Heard that phrase, “Ronaldo on fire,” pop up again the other day, and it just kinda made something click in my head. Not really about the football itself, though he’s a machine, no doubt. It was more about that feeling, you know? That intense, all-in kind of energy.

It threw me back to this one weekend. I’ve got this old stereo amplifier, a hand-me-down, thing’s been dead as a doornail for ages. Everyone I talked to was like, “Just junk it, man, get something new.” But there was something about it, I just couldn’t bring myself to toss it out on the curb.
My “On Fire” Weekend Repair Job
So, that Saturday morning, I decided, this is the day. I’m gonna fix this beast. Had practically zero real experience, mind you, beyond plugging things in and maybe swapping a fuse. I cleared off my workbench – which, let’s be honest, is just the corner of my kitchen table – and got started.
First thing, I cracked open the casing. Man, the dust inside! Looked like no one had been in there since the 70s. I spent a solid hour, maybe more, just carefully brushing and vacuuming out all the gunk. Then, I just started looking. Staring, mostly. At all those little doodads on the circuit boards. Resistors, capacitors, transistors – a whole city of tiny components I barely knew the names of.
I managed to dig up some schematics online after a lot of searching. Or at least, what I hoped were the right ones. My eyes were seriously burning from squinting at the tiny print on my laptop screen and then trying to match it to the board. I remember thinking, Ronaldo probably doesn’t have to deal with blurry, scanned PDFs from some ancient forum when he’s preparing for a match.
- I grabbed my cheap multimeter and started poking around, trying to trace circuits. Mostly got confusing beeps or dead silence.
- I tried desoldering a few components that looked a bit suspect. My soldering skills are, uh, not great. It was messy.
- I even called my buddy Dave, who knows a bit about this stuff. He mostly just chuckled and wished me luck, which wasn’t super helpful.
Honestly, by Saturday evening, I was just about ready to throw in the towel. The amp was in even more pieces than when I started. My kitchen table looked like an electronics disaster zone. I was definitely not “on fire” in a good way. More like a slow, smoldering frustration.

But then Sunday morning, I don’t know what it was. Maybe the coffee finally kicked in. Or maybe I’m just too stubborn to admit defeat to a pile of wires. I went back at it. I decided to focus on just one small section, the power supply unit. Figured if that part wasn’t working, then nothing else stood a chance.

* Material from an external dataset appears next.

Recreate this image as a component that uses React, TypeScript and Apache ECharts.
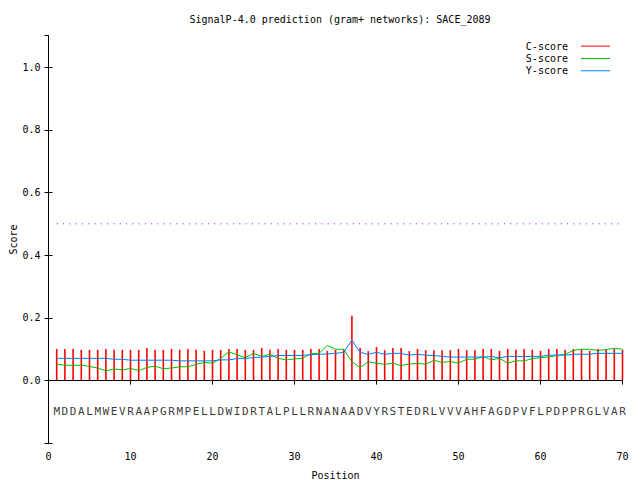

I spotted this one capacitor that looked a tiny bit puffy on top. Could that be it? A long shot, for sure. I rummaged through this old box of salvaged electronic bits I keep for no good reason, and you wouldn’t believe it, I found a capacitor that had similar-ish values. Totally different brand, probably ancient too, but it was the closest I had.
So, I soldered it in. Not my prettiest work, but it seemed to make a connection. Took a deep breath. Plugged the amp into the wall, half expecting a spark or nothing at all. And then, a tiny little green LED on the front panel flickered on! Just one small light, but man, in that moment, it felt like I’d just scored a hat-trick in the final minute.
It wasn’t perfectly fixed, not by a long shot. When I hooked up some speakers, there was still a weird hum, and one channel was weaker than the other. But it made sound. It came back from the dead. That was my “Ronaldo on fire” moment, I guess. Not about being flawless, but about that intense push, that refusal to give up. I wrestled that old thing back to some kind of life. And sometimes, just getting that one little light to come on, that’s the win you need.